Better opportunities meaning they don't have a coding verification step for senior engineers and so some of your peers don't actually know how to code (permanently or just for awhile before they get outed and fired)? That sounds like a worse opportunity.
I have worked with good technical managers and know of good sales engineers that might not pass a coding verification test like this. I don't think it's right for every role. But that test doesn't directly correlate with the responsibilities of their job. I'm a big fan of contracted simple projects to test someone's skills beyond interview questions.
That's irrelevant. Obviously asking people who aren't expected to program to program in an interview is silly, we're talking about asking people who would be hired for a programming role to program.
I've never met a great architect that didn't also understand how to code. It's hard for me to imagine being unable to structure code and design solutions at a micro level but had a good intuition for structuring code and designing solutions at the macro level.
The biggest recurring issue in any production-quality programming is the handling of edge cases. (Most frequent source of production issues is config management, but let's keep that out of the scope here.)
I would expect a really good design to consider the expected edge cases up-front, and take them into account. The goal cannot be a dogmatic "eliminate all edge cases" approach - because that can only become a self-defeating exercise in frustration. Instead the edge cases should become easier to detect and, as much as possible, not cascade. Debugging a subtle concurrency related timing issue or race condition is bad enough. Debugging the cascading failure and data loss due to a chain of them is a morale destroyer.
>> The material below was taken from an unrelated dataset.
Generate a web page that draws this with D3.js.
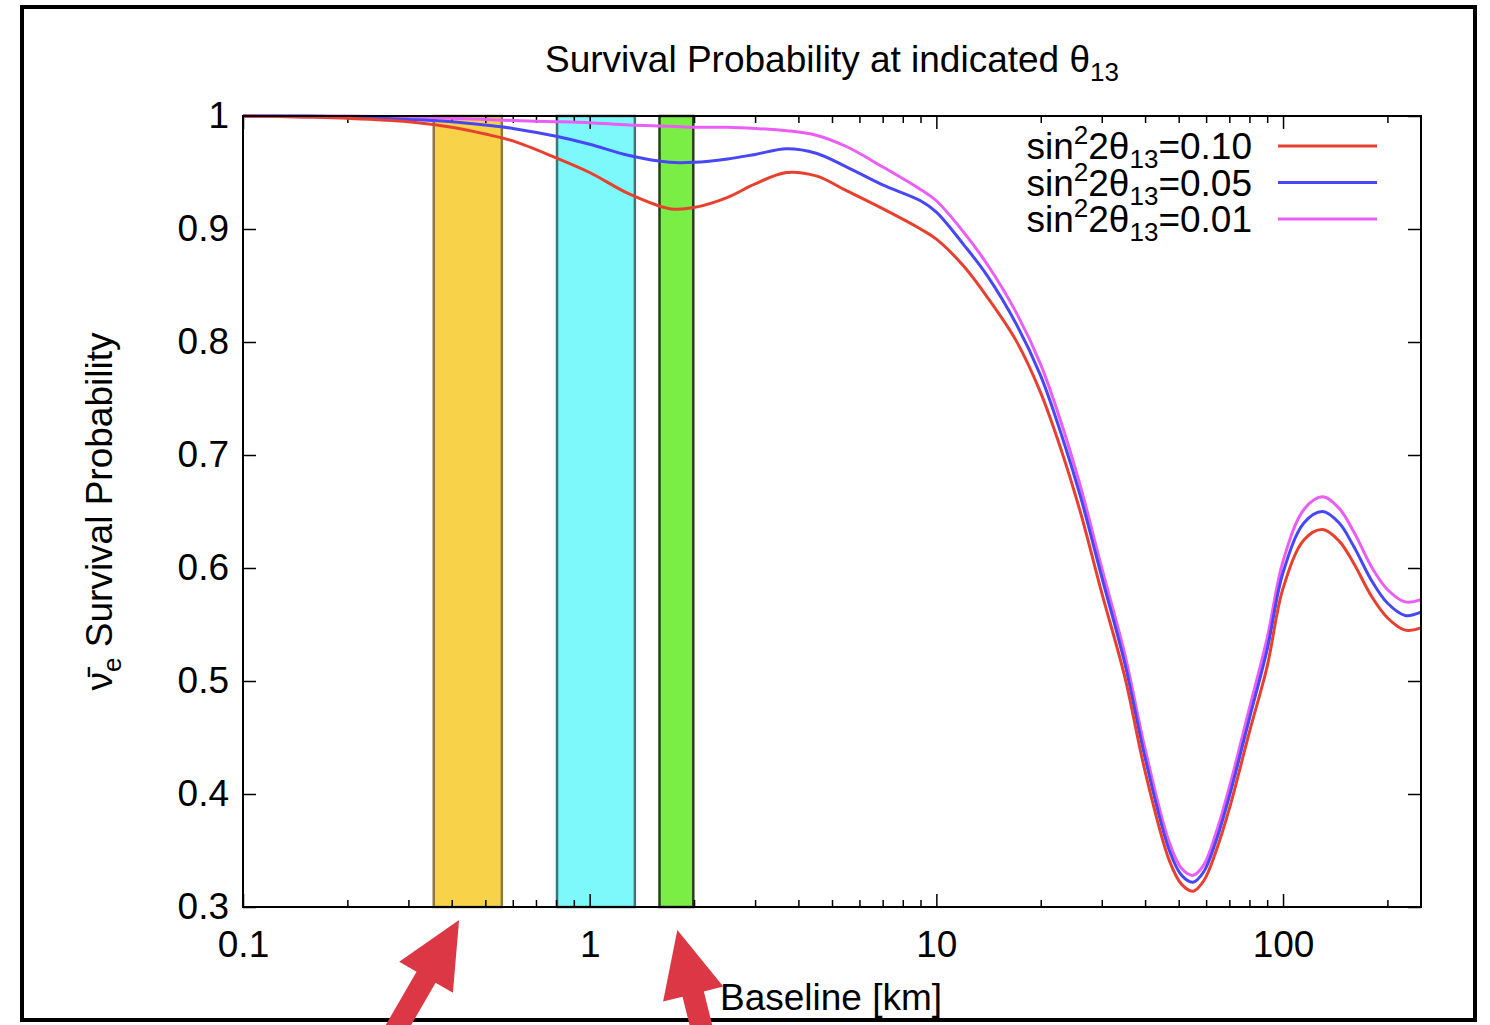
<!DOCTYPE html>
<html>
<head>
<meta charset="utf-8">
<script src="https://cdn.jsdelivr.net/npm/d3@7"></script>
<style>
body { margin: 0; background: #fff; }
text { font-family: "Liberation Sans", Arial, sans-serif; fill: #000; }
</style>
</head>
<body>
<div id="chart"></div>
<script>
// data
var baselineKm = [0.1, 0.15, 0.2, 0.3, 0.4, 0.5, 0.6, 0.8, 1.0, 1.3, 1.7, 2.0, 2.5, 3.0, 3.7, 4.5, 5.5, 7, 9, 10,
    12, 14, 17, 20, 23, 26, 30, 35, 40, 47, 51, 55, 59, 64, 70, 80, 90, 100, 115, 130, 145, 160, 180, 200, 225, 250];

var probS10 = [1.000, 0.999, 0.998, 0.995, 0.990, 0.984, 0.978, 0.963, 0.950, 0.931, 0.918, 0.919, 0.928, 0.940, 0.950, 0.947, 0.934, 0.918, 0.900, 0.891,
    0.867, 0.840, 0.801, 0.755, 0.703, 0.650, 0.578, 0.503, 0.420, 0.341, 0.320, 0.314, 0.323, 0.349, 0.387, 0.455, 0.513, 0.582, 0.625, 0.634, 0.624, 0.604, 0.575, 0.556, 0.545, 0.547];

var probS05 = [1.000, 1.000, 0.999, 0.997, 0.995, 0.992, 0.989, 0.982, 0.975, 0.965, 0.959, 0.959, 0.962, 0.966, 0.971, 0.967, 0.955, 0.939, 0.925, 0.915,
    0.886, 0.859, 0.816, 0.770, 0.717, 0.664, 0.592, 0.515, 0.432, 0.350, 0.328, 0.322, 0.331, 0.358, 0.398, 0.467, 0.528, 0.596, 0.640, 0.650, 0.640, 0.619, 0.589, 0.569, 0.558, 0.561];

var probS01 = [1.000, 1.000, 1.000, 0.999, 0.998, 0.997, 0.996, 0.995, 0.994, 0.992, 0.991, 0.990, 0.990, 0.989, 0.987, 0.983, 0.973, 0.955, 0.935, 0.925,
    0.897, 0.869, 0.826, 0.780, 0.727, 0.673, 0.600, 0.523, 0.440, 0.357, 0.334, 0.328, 0.337, 0.365, 0.406, 0.476, 0.538, 0.606, 0.652, 0.663, 0.653, 0.632, 0.601, 0.581, 0.570, 0.572];

var seriesValues = ["0.10", "0.05", "0.01"];
var seriesColors = ["#e8402f", "#4747f7", "#ea5ef6"];

// detector bands [from, to] in km
var bandRanges = [[0.355, 0.558], [0.805, 1.35], [1.59, 1.99]];
var bandFill = ["#f8d34a", "#7ef9fb", "#7bee45"];
var bandEdge = ["#8a7a3c", "#3d7676", "#24401a"];

var xTickValues = [0.1, 1, 10, 100];
var yTickValues = [0.3, 0.4, 0.5, 0.6, 0.7, 0.8, 0.9, 1];
var arrowKm = [0.42, 1.79];

var svgWidth = 1490;
var svgHeight = 1025;
var fontSize = 37;
var smallSize = 26;

var margin = { top: 116, right: 69, bottom: 118, left: 243 };
var width = svgWidth - margin.left - margin.right;
var height = svgHeight - margin.top - margin.bottom;

var svg = d3.select("#chart")
    .append("svg")
    .attr("width", svgWidth)
    .attr("height", svgHeight);

var chartGroup = svg.append("g")
    .attr("transform", `translate(${margin.left}, ${margin.top})`);

var xLogScale = d3.scaleLog().domain([0.1, 250]).range([0, width]);
var yLinearScale = d3.scaleLinear().domain([0.3, 1]).range([height, 0]);

// bands
chartGroup.selectAll(".band")
    .data(bandRanges)
    .enter()
    .append("rect")
    .attr("class", "band")
    .attr("x", d => xLogScale(d[0]))
    .attr("y", 0)
    .attr("width", d => xLogScale(d[1]) - xLogScale(d[0]))
    .attr("height", height)
    .attr("fill", (d, i) => bandFill[i])
    .attr("stroke", (d, i) => bandEdge[i])
    .attr("stroke-width", 2.5);

// minor tick values
var minorX = [];
[0.1, 1, 10, 100].forEach(function(dec) {
    for (var k = 2; k <= 9; k++) {
        if (k * dec <= 250) minorX.push(k * dec);
    }
});

function styleAxis(g) {
    g.select(".domain").remove();
    g.selectAll("line").attr("stroke", "#000").attr("stroke-width", 1.5);
    g.attr("font-family", null).attr("font-size", fontSize);
}

var fmtY = d => d === 1 ? "1" : d.toFixed(1);
var fmtX = d => d < 1 ? "0.1" : String(d);

chartGroup.append("g")
    .call(d3.axisLeft(yLinearScale).tickValues(yTickValues).tickSize(-13).tickSizeOuter(0).tickPadding(14).tickFormat(fmtY))
    .call(styleAxis);

chartGroup.append("g")
    .attr("transform", `translate(${width}, 0)`)
    .call(d3.axisRight(yLinearScale).tickValues(yTickValues).tickSize(-13).tickSizeOuter(0).tickFormat(""))
    .call(styleAxis);

chartGroup.append("g")
    .attr("transform", `translate(0, ${height})`)
    .call(d3.axisBottom(xLogScale).tickValues(xTickValues).tickSize(-13).tickSizeOuter(0).tickPadding(24).tickFormat(fmtX))
    .call(styleAxis);

chartGroup.append("g")
    .attr("transform", `translate(0, ${height})`)
    .call(d3.axisBottom(xLogScale).tickValues(minorX).tickSize(-7).tickSizeOuter(0).tickFormat(""))
    .call(styleAxis);

chartGroup.append("g")
    .call(d3.axisTop(xLogScale).tickValues(xTickValues).tickSize(-13).tickSizeOuter(0).tickFormat(""))
    .call(styleAxis);

chartGroup.append("g")
    .call(d3.axisTop(xLogScale).tickValues(minorX).tickSize(-7).tickSizeOuter(0).tickFormat(""))
    .call(styleAxis);

// curves
var allSeries = [probS10, probS05, probS01];
var line = d3.line()
    .x((d, i) => xLogScale(baselineKm[i]))
    .y(d => yLinearScale(d))
    .curve(d3.curveCatmullRom.alpha(0.5));

chartGroup.selectAll(".curve")
    .data(allSeries.slice().reverse())
    .enter()
    .append("path")
    .attr("class", "curve")
    .attr("d", line)
    .attr("fill", "none")
    .attr("stroke", (d, i) => seriesColors[2 - i])
    .attr("stroke-width", 3);

// plot border
chartGroup.append("rect")
    .attr("width", width)
    .attr("height", height)
    .attr("fill", "none")
    .attr("stroke", "#000")
    .attr("stroke-width", 2);

// legend
var legend = svg.append("g");
seriesValues.forEach(function(v, i) {
    var cy = 146 + i * 36.5;
    var t = legend.append("text")
        .attr("x", 1252)
        .attr("y", cy + 13)
        .attr("text-anchor", "end")
        .attr("font-size", fontSize);
    t.append("tspan").text("sin");
    t.append("tspan").attr("dy", -15).attr("font-size", smallSize).text("2");
    t.append("tspan").attr("dy", 15).text("2θ");
    t.append("tspan").attr("dy", 9).attr("font-size", smallSize).text("13");
    t.append("tspan").attr("dy", -9).text("=" + v);
    legend.append("line")
        .attr("x1", 1278).attr("x2", 1377)
        .attr("y1", cy).attr("y2", cy)
        .attr("stroke", seriesColors[i])
        .attr("stroke-width", 3);
});

// title
var title = svg.append("text")
    .attr("x", margin.left + width / 2)
    .attr("y", 72)
    .attr("text-anchor", "middle")
    .attr("font-size", fontSize);
title.append("tspan").text("Survival Probability at indicated θ");
title.append("tspan").attr("dy", 9).attr("font-size", smallSize).text("13");

// axis labels
var yLabel = svg.append("text")
    .attr("transform", `translate(112, ${margin.top + height / 2}) rotate(-90)`)
    .attr("text-anchor", "middle")
    .attr("font-size", fontSize);
yLabel.append("tspan").text("ν\u0304");
yLabel.append("tspan").attr("dy", 9).attr("font-size", smallSize).text("e");
yLabel.append("tspan").attr("dy", -9).text(" Survival Probability");

svg.append("text")
    .attr("x", 831)
    .attr("y", 1010)
    .attr("text-anchor", "middle")
    .attr("font-size", fontSize)
    .text("Baseline [km]");

// outer frame
svg.append("rect")
    .attr("x", 22).attr("y", 7)
    .attr("width", 1453).attr("height", 1013)
    .attr("fill", "none")
    .attr("stroke", "#000")
    .attr("stroke-width", 4);

// red arrows pointing at the bands
var arrowDirs = [[-0.5, 0.866], [0.24, 0.97]];
function arrowPoints(tx, ty, d) {
    var len = Math.hypot(d[0], d[1]);
    var dx = d[0] / len, dy = d[1] / len;
    var nx = -dy, ny = dx;
    var headLen = 66, headW = 31, shaftW = 11, total = 220;
    var bx = tx + dx * headLen, by = ty + dy * headLen;
    var ex = tx + dx * total, ey = ty + dy * total;
    return [
        [tx, ty],
        [bx + nx * headW, by + ny * headW],
        [bx + nx * shaftW, by + ny * shaftW],
        [ex + nx * shaftW, ey + ny * shaftW],
        [ex - nx * shaftW, ey - ny * shaftW],
        [bx - nx * shaftW, by - ny * shaftW],
        [bx - nx * headW, by - ny * headW]
    ];
}

svg.selectAll(".arrow")
    .data(arrowKm)
    .enter()
    .append("polygon")
    .attr("class", "arrow")
    .attr("points", (d, i) => arrowPoints(margin.left + xLogScale(d), i === 0 ? 920 : 930, arrowDirs[i]).map(p => p.join(",")).join(" "))
    .attr("fill", "#db3744");
</script>
</body>
</html>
Understanding where these edge cases can crop up is important. Even more so, understanding why they appear, and how to address them, is the mark of a really good senior engineer.
For that reason I expect a senior to be able to still program. Senior engineers may not spend their time glazing at their editor, but I do expect any senior to spend plenty of their time with both code review and mentoring.
I really don't get the attitude that its insulting to ask for someone to show you some programming. You wouldn't hire a musician without seeing them play. I have interviewed plenty of expert non-beginning programmers who couldn't do shit. You can't find that out without asking them to code something. There are tons of people from large companies in my town who cannot do anything. I also worked at some of the large companies and ran into them.
How would you identify these people if you don't ask for programming problems.
Nobody's saying you can't test their ability to program. You can ask questions about programming without having them solve some problem from freshman data structures class. You can ask them how they do their current job, and ask for specifics about code they've written. You can ask them to review pieces of code to see how they would improve or change them. You can ask them for a code sample, and then have them walk you through it to be sure they understand it as well. There are many other less insulting options that still give you the chance to "hear the musician play." As an analogy, you probably wouldn't hire Wynton Marsalis and ask him to play "Happy Birthday" in an interview. You would probably ask for some samples of his music, or links to videos of him playing, etc.
Thanks for responding. So what is insulting about specifically asking for coding? It is not that different than asking someone to look at code at the interview and asking for comments. We do both things at my company. I am not persuaded by the famous musician example, think of someone trying out that you haven't seen play. Someone famous who is active and say not recently suffered an accident is in a different category.
We interviewed some experienced people who did terrible in the in-person interview. So we tried giving experienced people a pre-interview question, that maybe took a couple of hours of focused effort. The idea was the people who couldn't do it great during that instant could sit down in their preferred environment and code something up and take their time.Some people did better with this. I personally hate pre-interview questions, so I argued against it but we still tried it.
I find the code review of bad code too easy, not persuasive. Is it a bad idea for a service to hand out ids that are memory locations of runtime structures, and take them back? Obviously, but a surprising number of people don't see that, including experienced people.